Blue Origin rocket setbacks jeopardize upcoming Mars mission
- One rocket section collapsed, another exploded in testing
- Blue Origin is scrambling to make a Mars launch window
- New Glenn rocket is already four years overdue
(NewsNation) — Two recent failures at the plant assembling Blue Origin’s long-delayed New Glenn rocket could cause NASA to miss a critical window for launching a new scientific mission to Mars, according to a report from Bloomberg.
Quoting “people familiar with the situation,” the report says the upper portion of one rocket collapsed upon itself while being moved to a storage hanger, and another rocket portion failed during a stress test and exploded.
Blue Origin is trying to meet an October deadline for launching a New Glenn rocket for a NASA mission called Escapade.

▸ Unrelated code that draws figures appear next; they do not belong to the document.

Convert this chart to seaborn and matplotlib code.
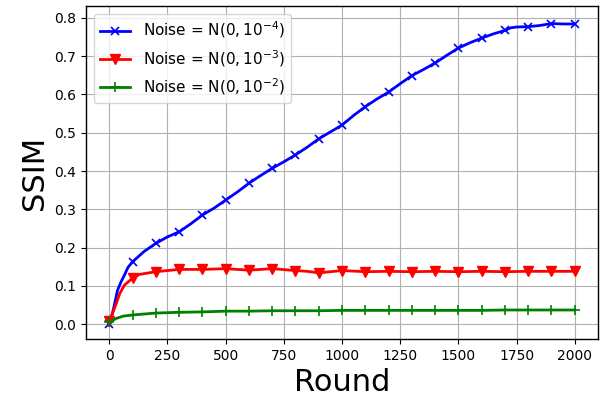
import matplotlib
matplotlib.use("Agg")
import matplotlib.pyplot as plt
import seaborn as sns
import pandas as pd

# ---- data ----
blue_rounds = [0, 10, 20, 35, 50, 65, 80, 100, 150, 200, 250, 300, 350, 400, 450, 500,
               550, 600, 650, 700, 750, 800, 850, 900, 950, 1000, 1050, 1100, 1150, 1200,
               1250, 1300, 1350, 1400, 1450, 1500, 1550, 1600, 1650, 1700, 1725, 1750,
               1800, 1850, 1900, 1950, 2000]
blue_ssim = [0.0, 0.02, 0.045, 0.088, 0.11, 0.128, 0.148, 0.163, 0.19, 0.211, 0.228, 0.241,
             0.262, 0.285, 0.303, 0.324, 0.345, 0.368, 0.388, 0.407, 0.424, 0.442, 0.462,
             0.484, 0.502, 0.520, 0.545, 0.568, 0.588, 0.606, 0.628, 0.649, 0.665, 0.682,
             0.702, 0.721, 0.735, 0.747, 0.758, 0.767, 0.774, 0.776, 0.777, 0.780, 0.785,
             0.784, 0.784]

red_rounds = [0, 15, 30, 45, 65, 100, 130, 200, 300, 400, 500, 600, 700, 800, 850, 900,
              950, 1000, 1100, 1200, 1300, 1400, 1500, 1600, 1700, 1800, 1900, 2000]
red_ssim = [0.008, 0.03, 0.054, 0.08, 0.102, 0.12, 0.13, 0.137, 0.143, 0.143, 0.145, 0.141,
            0.145, 0.140, 0.138, 0.134, 0.137, 0.140, 0.137, 0.138, 0.137, 0.138, 0.137,
            0.138, 0.137, 0.138, 0.138, 0.138]

green_rounds = [0, 30, 60, 100, 200, 300, 400, 500, 600, 700, 800, 900, 1000, 1100, 1200,
                1300, 1400, 1500, 1600, 1700, 1800, 1900, 2000]
green_ssim = [0.005, 0.015, 0.021, 0.024, 0.029, 0.031, 0.032, 0.034, 0.034, 0.035, 0.035,
              0.035, 0.036, 0.036, 0.036, 0.036, 0.036, 0.036, 0.036, 0.037, 0.037, 0.037,
              0.037]

labels = [r"Noise = N$(0, 10^{-4})$", r"Noise = N$(0, 10^{-3})$", r"Noise = N$(0, 10^{-2})$"]
marker_step = 100
x_ticks = [0, 250, 500, 750, 1000, 1250, 1500, 1750, 2000]

# ---- plotting ----
plt.rcParams["font.family"] = ["DejaVu Sans"]
fig, ax = plt.subplots(figsize=(6.11, 3.98), dpi=100)
fig.subplots_adjust(left=0.1408, right=0.9787, top=0.985, bottom=0.148)

series = [
    (blue_rounds, blue_ssim, labels[0], "blue", "x", 6, 1.2),
    (red_rounds, red_ssim, labels[1], "red", "v", 7, 1.0),
    (green_rounds, green_ssim, labels[2], "green", "+", 7, 1.2),
]
for rounds, vals, lab, col, mk, ms, mew in series:
    df = pd.DataFrame({"Round": rounds, "SSIM": vals})
    every = [i for i, r in enumerate(rounds) if r % marker_step == 0]
    sns.lineplot(data=df, x="Round", y="SSIM", ax=ax, color=col, marker=mk,
                 markersize=ms, markevery=every, linewidth=2, label=lab,
                 markeredgewidth=mew, markeredgecolor=col)

ax.set_xticks(x_ticks)
ax.set_xlim(-100, 2100)
ax.set_ylim(-0.039, 0.831)
ax.grid(True, color="#b0b0b0", linewidth=0.8)
ax.set_axisbelow(True)
ax.tick_params(labelsize=10)
ax.set_xlabel("Round", fontsize=22)
ax.set_ylabel("SSIM", fontsize=22)
for s in ax.spines.values():
    s.set_color("black")
    s.set_linewidth(1.0)
ax.legend(loc="upper left", fontsize=11)

fig.savefig("out.png", dpi=100)
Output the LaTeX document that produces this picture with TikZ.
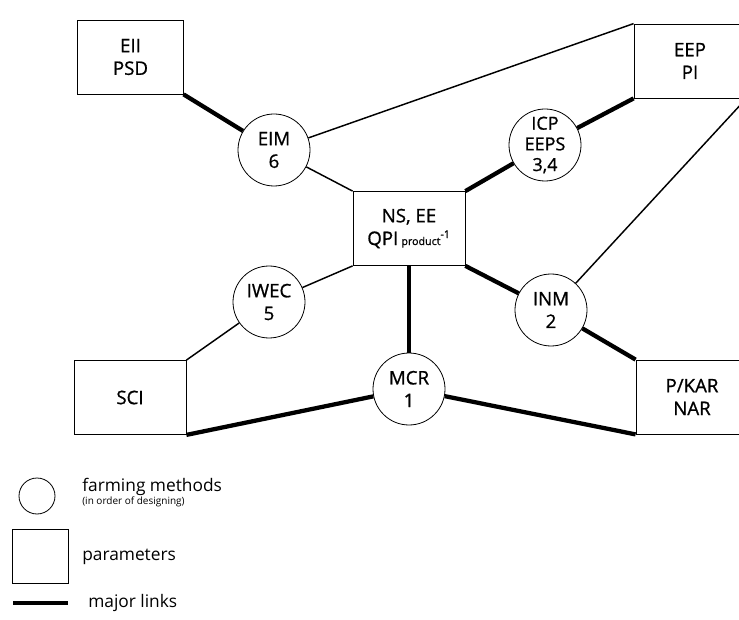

Its goal is to send two spacecraft to Mars, but New Glenn is four years behind schedule.
“Twin orbiters will take simultaneous observations from different locations around Mars. The observations will reveal the planet’s real-time response to space weather and how the Martian magnetosphere changes over time,” according to NASA’s Escapade website.
Earth and Mars will be closest to each other until this fall. It will be about two years before the planets are this closely aligned again. Blue Origin told Bloomberg that all flight hardware was complete, and the company owned by Jeff Bezos was now working on assembling the craft and its engines.